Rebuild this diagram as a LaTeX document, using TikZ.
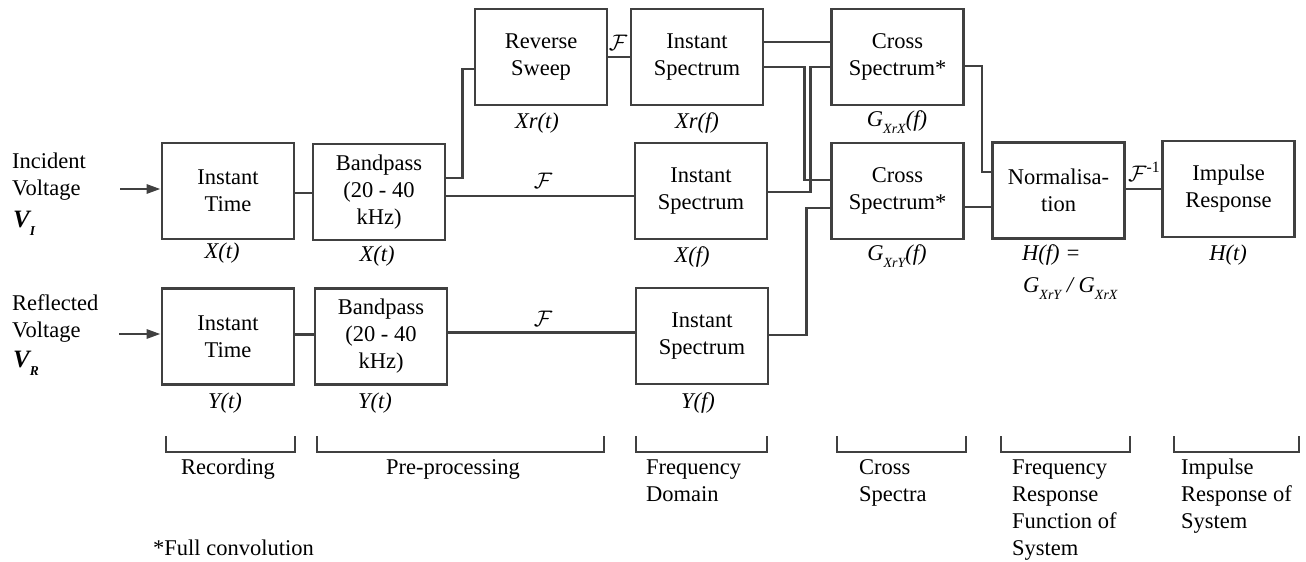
\RequirePackage{fix-cm}
\documentclass[tikz,border=0pt]{standalone}
\usepackage{fontspec}
\setmainfont{Liberation Serif}
\usetikzlibrary{arrows.meta,calc}
\definecolor{ln}{HTML}{404040}
\newcommand{\mainsz}{\fontsize{22.5}{27}\selectfont}
\newcommand{\lowsub}[1]{\raisebox{-7.5pt}{\fontsize{14}{14}\selectfont\itshape #1}}
\newcommand{\boldsub}[1]{\raisebox{-8pt}{\fontsize{13.5}{13.5}\selectfont\bfseries\itshape #1}}
\tikzset{
  stage/.style={draw=ln, line width=2.8pt, minimum width=132pt, minimum height=96pt,
    inner sep=0pt, align=center, font=\mainsz},
  wire/.style={draw=ln, line width=2.8pt},
  feed/.style={wire, -{Triangle[length=14pt,width=9pt]}},
  sig/.style={inner sep=0pt, anchor=base, font=\mainsz\itshape},
  txt/.style={inner sep=0pt, font=\mainsz, align=left},
  ftr/.style={inner sep=0pt, anchor=base, font=\mainsz},
}
\begin{document}
\begin{tikzpicture}[x=1pt, y=-1pt]
\useasboundingbox (0,0) rectangle (1306,562);

% processing stages
\node[stage] (it1)  at (228,191)    {Instant\\Time};
\node[stage] (bp1)  at (379,192)    {Bandpass\\(20 - 40\\kHz)};
\node[stage] (rs)   at (541,57)     {Reverse\\Sweep};
\node[stage] (isxr) at (697,57)     {Instant\\Spectrum};
\node[stage] (isx)  at (701,191)    {Instant\\Spectrum};
\node[stage] (csa)  at (897.5,57)   {Cross\\Spectrum*};
\node[stage] (csb)  at (897.5,191)  {Cross\\Spectrum*};
\node[stage] (nrm)  at (1058.5,190.5) {Normalisa-\\tion};
\node[stage] (imp)  at (1228.5,189) {Impulse\\Response};
\node[stage] (it2)  at (228,336.5)  {Instant\\Time};
\node[stage] (bp2)  at (381,336.5)  {Bandpass\\(20 - 40\\kHz)};
\node[stage] (isy)  at (702,336)    {Instant\\Spectrum};

% inputs (multi-line nodes sit on the baseline of their last line)
\node[txt, anchor=base west] (lin) at (12,195) {Incident\\Voltage};
\node[inner sep=0pt, anchor=base west, font=\fontsize{25}{27}\selectfont\bfseries\itshape] (vi) at (13,227) {V\boldsub{I}};
\node[txt, anchor=base west] (lrf) at (12,337) {Reflected\\Voltage};
\node[inner sep=0pt, anchor=base west, font=\fontsize{25}{27}\selectfont\bfseries\itshape] (vr) at (13,367) {V\boldsub{R}};
\coordinate (inI) at (120,189);
\coordinate (inR) at (119,334);
\draw[feed] (inI) -- (inI -| it1.west);
\draw[feed] (inR) -- (inR -| it2.west);

% incident path
\draw[wire] ([yshift=-2pt]it1.east) -- ([yshift=-2pt]it1.east -| bp1.west);
\draw[wire] ([yshift=14pt]bp1.east) -- ++(16,0) |- ([yshift=-12pt]rs.west);
\draw[wire] ([yshift=-4pt]bp1.east) -- ([yshift=-4pt]bp1.east -| isx.west);
\draw[wire] (rs.east) -- (rs.east -| isxr.west);
\draw[wire] ([yshift=15pt]isxr.east) -- ([yshift=15pt]isxr.east -| csa.west);
\draw[wire] ([yshift=-10pt]isxr.east) -- ++(40,0) |- ([yshift=11pt]csb.west);
\draw[wire] ([yshift=-1pt]isx.east) -- ++(42,0) |- ([yshift=-10pt]csa.west);

% reflected path
\draw[wire] ([yshift=2pt]it2.east) -- ([yshift=2pt]it2.east -| bp2.west);
\draw[wire] ([yshift=4pt]bp2.east) -- ([yshift=4pt]bp2.east -| isy.west);
\draw[wire] ([yshift=1pt]isy.east) -- ++(37,0) |- ([yshift=-17pt]csb.west);

% cross spectra to output
\draw[wire] ([yshift=-9pt]csa.east) -- ++(17,0) |- ([yshift=18.5pt]nrm.west);
\draw[wire] ([yshift=-16pt]csb.east) -- ([yshift=-16pt]csb.east -| nrm.west);
\draw[wire] ([yshift=1.5pt]nrm.east) -- ([yshift=1.5pt]nrm.east -| imp.west);

% transform marks
\node[ftr] (f1) at (543,188) {$\mathcal{F}$};
\node[ftr] (f2) at (618,50)  {$\mathcal{F}$};
\node[ftr] (f3) at (543,326) {$\mathcal{F}$};
\node[inner sep=0pt, anchor=base west, font=\mainsz] (f4) at (1128,181) {$\mathcal{F}$\textsuperscript{-1}};

% signal names
\node[sig] (s1) at (222,258) {X(t)};
\node[sig] (s2) at (377,261) {X(t)};
\node[sig] (s3) at (537,128) {Xr(t)};
\node[sig] (s4) at (697,128) {Xr(f)};
\node[sig] (s5) at (692,262) {X(f)};
\node[sig] (s6) at (897,126) {G\lowsub{XrX}(f)};
\node[sig] (s7) at (897,260) {G\lowsub{XrY}(f)};
\node[sig, anchor=base west] (s8) at (1022,260) {H(f) =};
\node[sig, anchor=base west] (s9) at (1023,292) {G\lowsub{XrY} / G\lowsub{XrX}};
\node[sig] (s10) at (1228,260) {H(t)};
\node[sig] (s11) at (225,408) {Y(t)};
\node[sig] (s12) at (375,408) {Y(t)};
\node[sig] (s13) at (698,408) {Y(f)};

% stage groups
\foreach \a/\b in {166/295, 317/604, 636/767, 837/966, 1001/1130, 1174/1299}
  \draw[wire] (\a,436) |- (\b,452) -- (\b,436);
\node[ftr] (g1) at (228,474) {Recording};
\node[ftr] (g2) at (453,474) {Pre-processing};
\node[txt, anchor=base west] (g3) at (646,501) {Frequency\\Domain};
\node[txt, anchor=base west] (g4) at (859,501) {Cross\\Spectra};
\node[txt, anchor=base west] (g5) at (1012,555) {Frequency\\Response\\Function of\\System};
\node[txt, anchor=base west] (g6) at (1181,528) {Impulse\\Response of\\System};

\node[inner sep=0pt, anchor=base west, font=\mainsz] (note) at (153,555) {*Full convolution};
\end{tikzpicture}
\end{document}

★ ★ ★

**Challenge**
Quote the data exactly, leaving every image out of the copy.

**Answer in full**
Rebuild this diagram as a LaTeX document, using TikZ.
\RequirePackage{fix-cm}
\documentclass[tikz,border=0pt]{standalone}
\usepackage{fontspec}
\setmainfont{Liberation Serif}
\usetikzlibrary{arrows.meta,calc}
\definecolor{ln}{HTML}{404040}
\newcommand{\mainsz}{\fontsize{22.5}{27}\selectfont}
\newcommand{\lowsub}[1]{\raisebox{-7.5pt}{\fontsize{14}{14}\selectfont\itshape #1}}
\newcommand{\boldsub}[1]{\raisebox{-8pt}{\fontsize{13.5}{13.5}\selectfont\bfseries\itshape #1}}
\tikzset{
  stage/.style={draw=ln, line width=2.8pt, minimum width=132pt, minimum height=96pt,
    inner sep=0pt, align=center, font=\mainsz},
  wire/.style={draw=ln, line width=2.8pt},
  feed/.style={wire, -{Triangle[length=14pt,width=9pt]}},
  sig/.style={inner sep=0pt, anchor=base, font=\mainsz\itshape},
  txt/.style={inner sep=0pt, font=\mainsz, align=left},
  ftr/.style={inner sep=0pt, anchor=base, font=\mainsz},
}
\begin{document}
\begin{tikzpicture}[x=1pt, y=-1pt]
\useasboundingbox (0,0) rectangle (1306,562);

% processing stages
\node[stage] (it1)  at (228,191)    {Instant\\Time};
\node[stage] (bp1)  at (379,192)    {Bandpass\\(20 - 40\\kHz)};
\node[stage] (rs)   at (541,57)     {Reverse\\Sweep};
\node[stage] (isxr) at (697,57)     {Instant\\Spectrum};
\node[stage] (isx)  at (701,191)    {Instant\\Spectrum};
\node[stage] (csa)  at (897.5,57)   {Cross\\Spectrum*};
\node[stage] (csb)  at (897.5,191)  {Cross\\Spectrum*};
\node[stage] (nrm)  at (1058.5,190.5) {Normalisa-\\tion};
\node[stage] (imp)  at (1228.5,189) {Impulse\\Response};
\node[stage] (it2)  at (228,336.5)  {Instant\\Time};
\node[stage] (bp2)  at (381,336.5)  {Bandpass\\(20 - 40\\kHz)};
\node[stage] (isy)  at (702,336)    {Instant\\Spectrum};

% inputs (multi-line nodes sit on the baseline of their last line)
\node[txt, anchor=base west] (lin) at (12,195) {Incident\\Voltage};
\node[inner sep=0pt, anchor=base west, font=\fontsize{25}{27}\selectfont\bfseries\itshape] (vi) at (13,227) {V\boldsub{I}};
\node[txt, anchor=base west] (lrf) at (12,337) {Reflected\\Voltage};
\node[inner sep=0pt, anchor=base west, font=\fontsize{25}{27}\selectfont\bfseries\itshape] (vr) at (13,367) {V\boldsub{R}};
\coordinate (inI) at (120,189);
\coordinate (inR) at (119,334);
\draw[feed] (inI) -- (inI -| it1.west);
\draw[feed] (inR) -- (inR -| it2.west);

% incident path
\draw[wire] ([yshift=-2pt]it1.east) -- ([yshift=-2pt]it1.east -| bp1.west);
\draw[wire] ([yshift=14pt]bp1.east) -- ++(16,0) |- ([yshift=-12pt]rs.west);
\draw[wire] ([yshift=-4pt]bp1.east) -- ([yshift=-4pt]bp1.east -| isx.west);
\draw[wire] (rs.east) -- (rs.east -| isxr.west);
\draw[wire] ([yshift=15pt]isxr.east) -- ([yshift=15pt]isxr.east -| csa.west);
\draw[wire] ([yshift=-10pt]isxr.east) -- ++(40,0) |- ([yshift=11pt]csb.west);
\draw[wire] ([yshift=-1pt]isx.east) -- ++(42,0) |- ([yshift=-10pt]csa.west);

% reflected path
\draw[wire] ([yshift=2pt]it2.east) -- ([yshift=2pt]it2.east -| bp2.west);
\draw[wire] ([yshift=4pt]bp2.east) -- ([yshift=4pt]bp2.east -| isy.west);
\draw[wire] ([yshift=1pt]isy.east) -- ++(37,0) |- ([yshift=-17pt]csb.west);

% cross spectra to output
\draw[wire] ([yshift=-9pt]csa.east) -- ++(17,0) |- ([yshift=18.5pt]nrm.west);
\draw[wire] ([yshift=-16pt]csb.east) -- ([yshift=-16pt]csb.east -| nrm.west);
\draw[wire] ([yshift=1.5pt]nrm.east) -- ([yshift=1.5pt]nrm.east -| imp.west);

% transform marks
\node[ftr] (f1) at (543,188) {$\mathcal{F}$};
\node[ftr] (f2) at (618,50)  {$\mathcal{F}$};
\node[ftr] (f3) at (543,326) {$\mathcal{F}$};
\node[inner sep=0pt, anchor=base west, font=\mainsz] (f4) at (1128,181) {$\mathcal{F}$\textsuperscript{-1}};

% signal names
\node[sig] (s1) at (222,258) {X(t)};
\node[sig] (s2) at (377,261) {X(t)};
\node[sig] (s3) at (537,128) {Xr(t)};
\node[sig] (s4) at (697,128) {Xr(f)};
\node[sig] (s5) at (692,262) {X(f)};
\node[sig] (s6) at (897,126) {G\lowsub{XrX}(f)};
\node[sig] (s7) at (897,260) {G\lowsub{XrY}(f)};
\node[sig, anchor=base west] (s8) at (1022,260) {H(f) =};
\node[sig, anchor=base west] (s9) at (1023,292) {G\lowsub{XrY} / G\lowsub{XrX}};
\node[sig] (s10) at (1228,260) {H(t)};
\node[sig] (s11) at (225,408) {Y(t)};
\node[sig] (s12) at (375,408) {Y(t)};
\node[sig] (s13) at (698,408) {Y(f)};

% stage groups
\foreach \a/\b in {166/295, 317/604, 636/767, 837/966, 1001/1130, 1174/1299}
  \draw[wire] (\a,436) |- (\b,452) -- (\b,436);
\node[ftr] (g1) at (228,474) {Recording};
\node[ftr] (g2) at (453,474) {Pre-processing};
\node[txt, anchor=base west] (g3) at (646,501) {Frequency\\Domain};
\node[txt, anchor=base west] (g4) at (859,501) {Cross\\Spectra};
\node[txt, anchor=base west] (g5) at (1012,555) {Frequency\\Response\\Function of\\System};
\node[txt, anchor=base west] (g6) at (1181,528) {Impulse\\Response of\\System};

\node[inner sep=0pt, anchor=base west, font=\mainsz] (note) at (153,555) {*Full convolution};
\end{tikzpicture}
\end{document}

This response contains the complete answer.